General information
- Type: Ground-attack aircraft
- National origin: Japan
- Manufacturer: Manchuria Airplane Manufacturing Company
- Primary user: Imperial Japanese Army Air Force (intended)
- Number built: 1 (destroyed before completion)

= Mansyū Ki-98 =

Japanese ground-attack aircraft

The Mansyū Ki-98 (also written as Manshū Ki-98), was a Japanese ground-attack aircraft proposed by Mansyū (Manshūkoku Hikōki K.K. - Manchuria Airplane Manufacturing Company Ltd.) during World War II for use by the Imperial Japanese Army Air Force. The still unassembled components of the first prototype were deliberately destroyed before Japan surrendered.

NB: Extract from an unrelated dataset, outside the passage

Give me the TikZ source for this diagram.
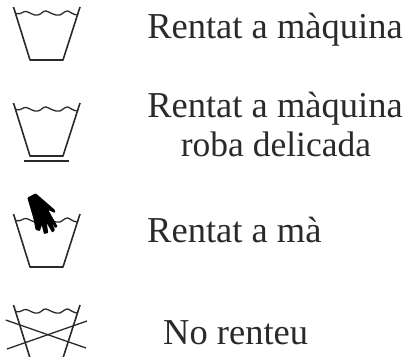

==Design and development==
By late 1942, the Imperial Japanese Army Air Force issued requirements for new combat aircraft, including a ground attack aircraft. Kawasaki proposed the Kawasaki Ki-102 and Mansyū the Ki-98. The Ki-98 was to have been a single-seat, twin-boom, low-wing monoplane with a central nacelle housing both the cockpit and a turbosupercharged 1,643-kilowatt (2,200-hp) Mitsubishi Ha-211 Ru radial engine behind the pilot driving a four-bladed pusher propeller rotating between the booms. The underslung booms extended aft from slightly forward of the leading edge of the wing with ovoid fins supporting the tailplane and elevator between them. The aircraft had a retractable tricycle landing gear, bubble canopy, and an armament of one 37-mm and two 20-mm cannon mounted in the nose. Entry to the cockpit was to have been through a door in the nose undercarriage bay.

In the spring of 1944, the Army Air Force instructed Mansyū to adapt the design as a high-altitude fighter. The major change being the engine, substituting the turbocharged Mitsubishi Ha-211 Ru for the original Ha-211 III. The increased bulk of the new engine required the fuselage to be enlarged, and the larger diameter propeller necessitated moving the booms outboard.

Construction of the first prototype was delayed by bombing raids on the Harbin factory until January 1945. Components for the first prototype was still under construction and hadn't been assembled when the Soviet Union invaded Manchuria in August 1945; the Manchukuo Imperial Army ordered all documentation and material to be destroyed to prevent capture by Soviet forces, bringing the Ki-98 project to an end.